Inaugural Docker Peter Miller remembers well getting that phone call in 1994.

It came just after the hard-working rover's WAFL season with East Perth had finished.

The call was from the Dockers. They wanted to chat about making him one of their first recruits.

Miller said this week that at the time he was aged 25, and although he had previously had a few nibbles of interest from other AFL clubs, nothing had come of it.

"I thought my opportunity had passed," he said. Within a few days he was aboard and helping the fledgling Dockers set sail.

Miller and Peter Bell were the first two players signed.

Miller said he remembered well his routine in late 1994. The alarm would go at 5.15am to wake him for morning training.

Then it was breakfast put on by the club, but unlike all today's full-time AFL players, Miller had no time to rest and recover.

He had a full-time job as a chemical engineer to go to. After a day at work, it was off to evening training, home for a feed and tumble into bed. And the next day, he'd do it all again.

"We did 11 sessions a week, six mornings and five evenings," Miller said.

"I remember arriving at work about eight o'clock feeling a million dollars and seeing others still half asleep.
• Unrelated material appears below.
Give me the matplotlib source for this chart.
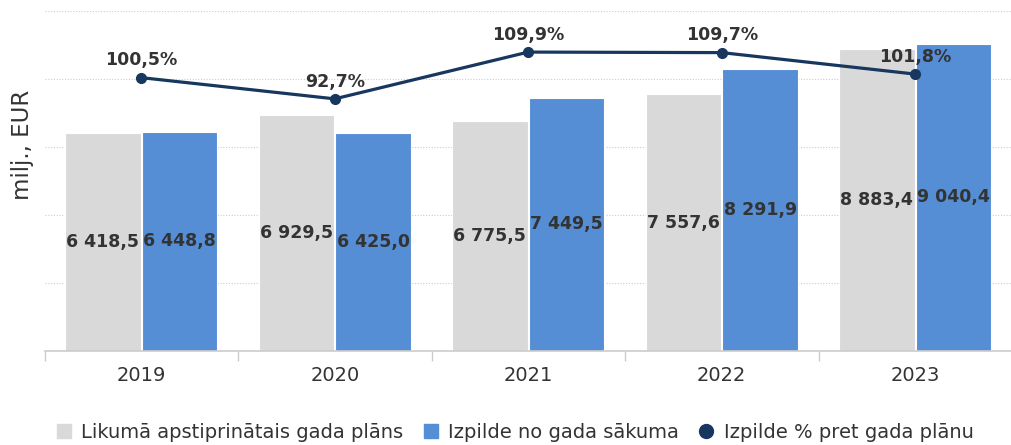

By mid-afternoon I was the one half asleep."

Finally, under pressure, his body gave way. An injury meant he missed the club's first AFL fixture, against Richmond, postponing his debut until a game against Essendon.

Miller played 16 games that first season but by the end, the combined workload of the weekday job and the weekend job had started to tell.

He had been paid "the grand sum" of $31,000 for his footy and was worried about whether he could combine his engineering job with the commitment needed to play AFL.

"I had finished the year exhausted," he said. "I came to the conclusion it was not sustainable. I had made a decision in my head not to play on, and the club had made a decision I was not required. I was more or less relieved." And so he walked away from the game for almost a year before East Perth enticed him back to the WAFL.

He ended up playing 176 games at East Perth and retired again after the 1998 season.

He was still enthusiastic about his one season as a Docker. "It was very special to be involved in the first year," he said.

And he remained a fan of first Dockers coach Gerard Neesham.

"He had a great insight into how to get the best out of people," Miller said. And in many ways Neesham was ahead of his time.

"There were things like drawing the man, keeping possession of the ball, use of pace and running and carrying the ball," Miller said.

"Back then, kicking the ball sideways was not common, and now they kick it 30m backwards and a lot of those things are now fundamental to the game."